Here, I get to be the queen-bee mentor. It’s great. It’s also exhausting. I have two real kids at home and it’s like I have eight more kids here. They come to you with every question and problem.
The people that work for Blue Startups are also working 10 times more than they would at any regular job. Those folks are just as important as I am. Keeping that thing going, keeping them motivated, that’s tricky. Keeping myself motivated is tricky enough. There are a lot of sacrifices being made here.
What about your own sacrifice?
I can only do this because I have a supportive and understanding spouse. My mom is also here and she helps, too. And I try to involve my kids as much as possible. In this last round of applications at Blue Startups, my daughter, who’s 11, helped me review all the applications, because she’s a digital native. That gives a perspective someone from my generation will never have.

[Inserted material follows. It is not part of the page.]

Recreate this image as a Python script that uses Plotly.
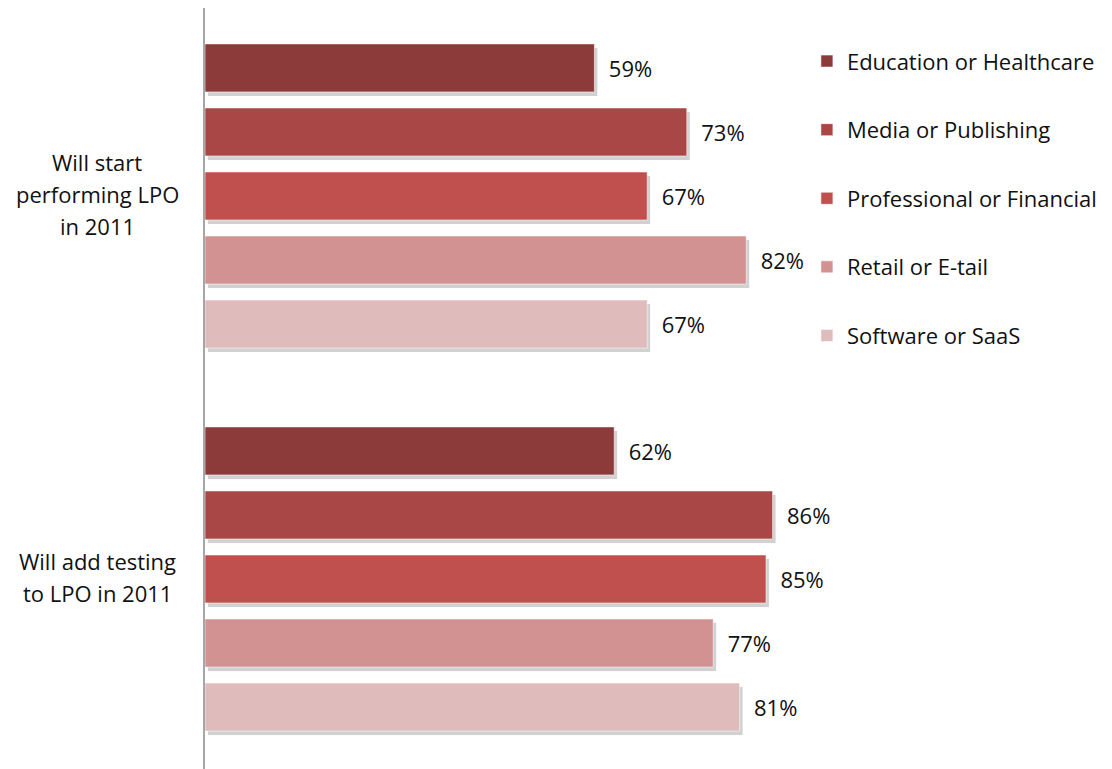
import plotly.graph_objects as go

categories = ["Will start performing LPO in 2011", "Will add testing to LPO in 2011"]
category_lines = [["Will start", "performing LPO", "in 2011"], ["Will add testing", "to LPO in 2011"]]
series_names = ["Education or Healthcare", "Media or Publishing", "Professional or Financial",
                "Retail or E-tail", "Software or SaaS"]
education = [59, 62]
media = [73, 86]
professional = [67, 85]
retail = [82, 77]
software = [67, 81]
series_values = [education, media, professional, retail, software]
colors = ["#8C3A3A", "#A84746", "#C0504D", "#D19291", "#E0BBBB"]

FONT = "Open Sans"
FS = 22
W, HT = 1104, 761
fig = go.Figure()

# drop shadows (primary axes, range shifted a few px)
for name, vals in zip(series_names, series_values):
    fig.add_trace(go.Bar(
        y=categories, x=vals, base=0.45, orientation="h", name=name,
        marker=dict(color="rgba(0,0,0,0.18)", line=dict(width=0)),
        showlegend=False, hoverinfo="skip", xaxis="x", yaxis="y",
    ))

# main bars
for i, (name, vals, col) in enumerate(zip(series_names, series_values, colors)):
    fig.add_trace(go.Bar(
        y=categories, x=vals, orientation="h", name=name,
        marker=dict(color=col, line=dict(color="rgba(255,255,255,0.55)", width=1)),
        text=[f"\u00a0\u00a0{v}%" for v in vals], textposition="outside",
        textfont=dict(family=FONT, size=FS, color="#111111"),
        cliponaxis=False, legendgroup=f"g{i}",
        xaxis="x2", yaxis="y2",
    ))

pitch = 383.0
top_val = -188.0 / pitch
bot_val = top_val + HT / pitch
d = 4.0 / pitch
annotations = []
for cat, lines in zip(categories, category_lines):
    n = len(lines)
    for j, line in enumerate(lines):
        annotations.append(dict(
            x=-0.1636, xref="paper", y=cat, yref="y2", text=line, showarrow=False,
            xanchor="center", yanchor="middle", yshift=-(j - (n - 1) / 2) * 32 + 2,
            font=dict(family=FONT, size=FS, color="#111111"),
        ))

fig.update_layout(
    width=W, height=HT,
    margin=dict(l=197, r=247, t=0, b=0, autoexpand=False),
    paper_bgcolor="white", plot_bgcolor="white",
    barmode="group", bargap=0.164, bargroupgap=0.25,
    showlegend=True,
    legend=dict(x=0.912, xanchor="left", y=0.9576, yanchor="top",
                font=dict(family=FONT, size=FS, color="#111111"),
                traceorder="grouped", tracegroupgap=37, bgcolor="rgba(0,0,0,0)"),
    xaxis=dict(range=[0, 100], visible=False),
    yaxis=dict(type="category", categoryorder="array", categoryarray=categories,
               range=[bot_val - d, top_val - d], showticklabels=False, ticks="",
               showgrid=False, zeroline=False,
               showline=True, linecolor="#A6A6A6", linewidth=2),
    xaxis2=dict(range=[0, 100], overlaying="x", visible=False),
    yaxis2=dict(type="category", categoryorder="array", categoryarray=categories,
                range=[bot_val, top_val], overlaying="y", showticklabels=False, ticks="",
                showgrid=False, zeroline=False, showline=False),
    annotations=annotations,
    font=dict(family=FONT),
)

fig.write_html("out.html")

But I asked my daughter the other day what she wanted to be when she grew up. She said she wanted to be a primatologist, like Jane Goodall. I said, “Would you like to be an entrepreneur?” And she said, “No, entrepreneurs have to work too hard, like you.” Here I thought I was inspiring my kids, but they see it as the reason I’m not around so much of the time. Entrepreneurism is incredibly time consuming.

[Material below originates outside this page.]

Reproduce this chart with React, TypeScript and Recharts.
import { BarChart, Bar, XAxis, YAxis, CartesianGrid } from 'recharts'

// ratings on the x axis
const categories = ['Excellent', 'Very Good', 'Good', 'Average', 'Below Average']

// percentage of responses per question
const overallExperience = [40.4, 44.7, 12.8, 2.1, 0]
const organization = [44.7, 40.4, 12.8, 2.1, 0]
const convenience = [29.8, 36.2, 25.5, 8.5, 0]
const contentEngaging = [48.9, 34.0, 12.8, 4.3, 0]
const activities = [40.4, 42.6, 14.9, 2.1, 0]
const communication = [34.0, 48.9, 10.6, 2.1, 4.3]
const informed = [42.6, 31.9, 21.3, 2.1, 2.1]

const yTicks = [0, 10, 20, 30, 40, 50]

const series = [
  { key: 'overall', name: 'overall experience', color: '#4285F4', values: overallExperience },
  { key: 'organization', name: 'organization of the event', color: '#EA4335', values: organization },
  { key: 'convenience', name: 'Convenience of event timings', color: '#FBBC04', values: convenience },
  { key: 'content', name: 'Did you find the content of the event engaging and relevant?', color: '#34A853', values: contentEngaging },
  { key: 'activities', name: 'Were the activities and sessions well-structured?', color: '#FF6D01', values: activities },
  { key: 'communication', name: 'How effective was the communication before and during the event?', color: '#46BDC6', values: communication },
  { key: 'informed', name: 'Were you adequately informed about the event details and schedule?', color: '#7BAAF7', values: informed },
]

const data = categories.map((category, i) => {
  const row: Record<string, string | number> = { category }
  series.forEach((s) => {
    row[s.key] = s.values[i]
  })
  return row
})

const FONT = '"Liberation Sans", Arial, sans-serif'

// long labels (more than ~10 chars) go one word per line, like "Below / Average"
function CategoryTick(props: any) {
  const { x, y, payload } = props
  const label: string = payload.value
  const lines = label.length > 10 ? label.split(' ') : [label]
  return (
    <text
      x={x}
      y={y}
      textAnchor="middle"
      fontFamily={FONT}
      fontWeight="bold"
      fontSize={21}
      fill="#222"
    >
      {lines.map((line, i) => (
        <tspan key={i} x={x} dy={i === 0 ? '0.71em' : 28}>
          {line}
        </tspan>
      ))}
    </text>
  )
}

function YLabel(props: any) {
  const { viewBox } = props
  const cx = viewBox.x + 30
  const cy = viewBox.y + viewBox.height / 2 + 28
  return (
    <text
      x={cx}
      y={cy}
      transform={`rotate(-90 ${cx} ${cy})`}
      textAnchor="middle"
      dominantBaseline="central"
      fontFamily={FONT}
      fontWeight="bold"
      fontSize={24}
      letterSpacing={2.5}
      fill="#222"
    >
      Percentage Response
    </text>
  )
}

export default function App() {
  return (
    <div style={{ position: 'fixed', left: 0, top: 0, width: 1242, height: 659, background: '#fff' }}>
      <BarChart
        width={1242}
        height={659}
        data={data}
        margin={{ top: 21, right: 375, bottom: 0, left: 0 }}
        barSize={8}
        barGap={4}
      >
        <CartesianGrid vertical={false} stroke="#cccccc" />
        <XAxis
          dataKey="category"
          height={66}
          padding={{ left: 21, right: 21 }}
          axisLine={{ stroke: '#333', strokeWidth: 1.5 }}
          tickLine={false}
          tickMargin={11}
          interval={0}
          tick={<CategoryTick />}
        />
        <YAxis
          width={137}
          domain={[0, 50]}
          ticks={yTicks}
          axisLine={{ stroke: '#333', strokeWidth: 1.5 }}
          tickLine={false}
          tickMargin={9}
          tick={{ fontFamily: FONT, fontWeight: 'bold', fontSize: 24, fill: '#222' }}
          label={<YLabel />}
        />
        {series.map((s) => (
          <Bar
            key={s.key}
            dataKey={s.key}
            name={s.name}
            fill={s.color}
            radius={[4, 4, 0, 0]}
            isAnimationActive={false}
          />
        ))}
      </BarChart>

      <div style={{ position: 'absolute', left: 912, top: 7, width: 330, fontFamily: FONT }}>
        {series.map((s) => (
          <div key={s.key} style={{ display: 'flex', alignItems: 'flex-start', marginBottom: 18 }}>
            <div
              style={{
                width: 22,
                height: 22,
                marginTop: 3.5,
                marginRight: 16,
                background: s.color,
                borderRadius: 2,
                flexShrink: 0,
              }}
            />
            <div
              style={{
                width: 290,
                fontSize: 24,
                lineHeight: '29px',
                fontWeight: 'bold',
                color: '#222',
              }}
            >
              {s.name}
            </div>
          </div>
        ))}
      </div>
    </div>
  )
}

Now is the time we’ll either see things shift, or they won’t. There’s a small window of opportunity now to be harvested and directed. My sense of urgency is that this window won’t stay open forever. I’ve made this my life’s mission: to build an entrepreneurial ecosystem, a diversified economy, so my children can stay here and have good opportunities.
This interview has been edited for conciseness and clarity.